Sometime RBCer Andy Sabl will be giving this week’s Marschak Colloquium at UCLA: room C301 at the Anderson School, Friday from 1-3. His topic is “Leadership and the Struggle for Focal Points.” The talk will show how Schelling’s ideas about focal points can be used to explicate the analysis of politics in Hume’s History of England. Looks to me like genuinely pathbreaking stuff, and way ahead of most “rational choice” political science.
There’s a lunch first; if you’d like to come, please send me an email.
Update Andy tells me that he won’t have much to say about Hume in the talk; we’ll have to wait for Andy’s much-anticipated book on the History of England as an essay in political philosophy.
[abstract at the jump]
Since Thomas Schelling’s Strategy of Conflict, economists and political scientists have studied problems of coordination: situations in which each of several agents has an interest in doing as others do, but has trouble figuring out what that will be. Schelling’s analysis centers on focal points: aspects of the choice situation that jump out at us, for perceptual or conceptual reasons.
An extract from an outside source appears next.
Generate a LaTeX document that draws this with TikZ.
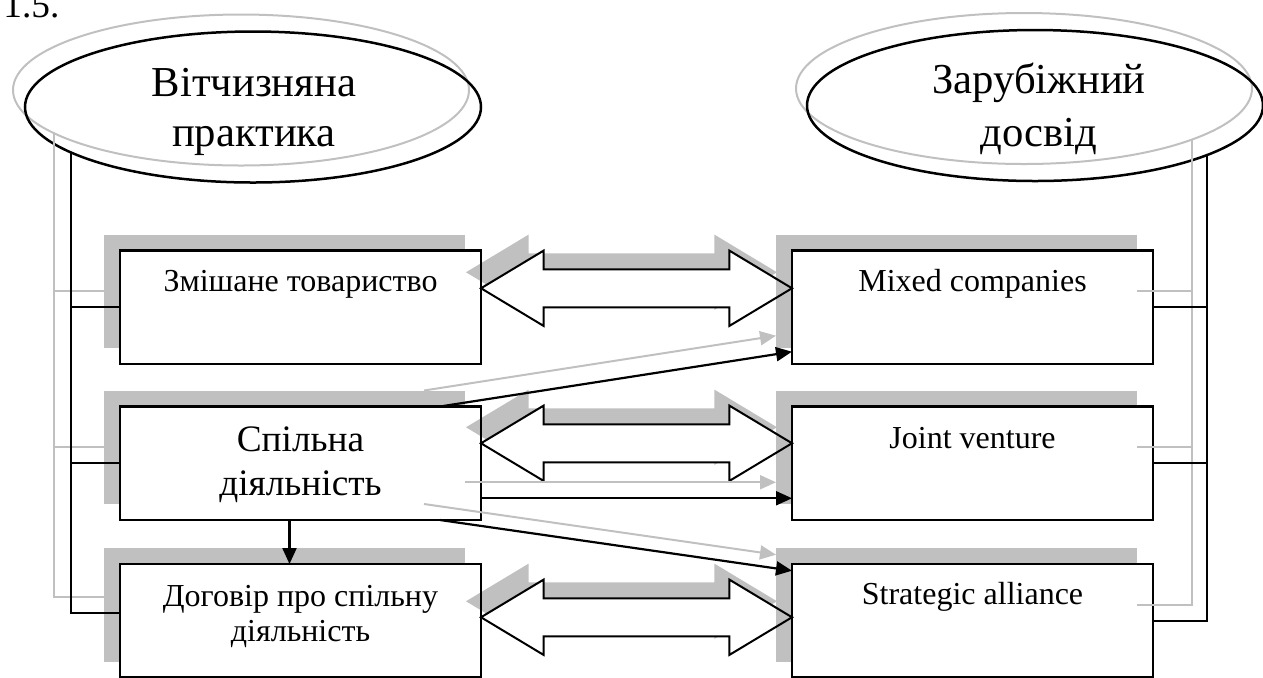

If each of several agents sees a focal point and suspects that others see the same one, all can coordinate. More recent work has interpreted leadership as an attempt to stress certain focal points over others and create coordination solutions where none, or too many, would otherwise exist. This insight suggests opportunities for leaders, and both opportunities and dangers for everyone else. In particular, leaders can manipulate “asymmetric” or “biased” games—in which all agents have an interest in coordinating but each of several solutions benefits some agents much more than others—to their own advantage and that of their followers, at others’ expense. The talk will explore both positive and normative issues arising out of this research agenda, in contexts as varied as military battles, party politics, revolutions, and political songs. It will stress in particular how a coordination perspective can lend analytic bite to the study of leadership and rescue it from the shallow and windy reputation that it often has and usually deserves.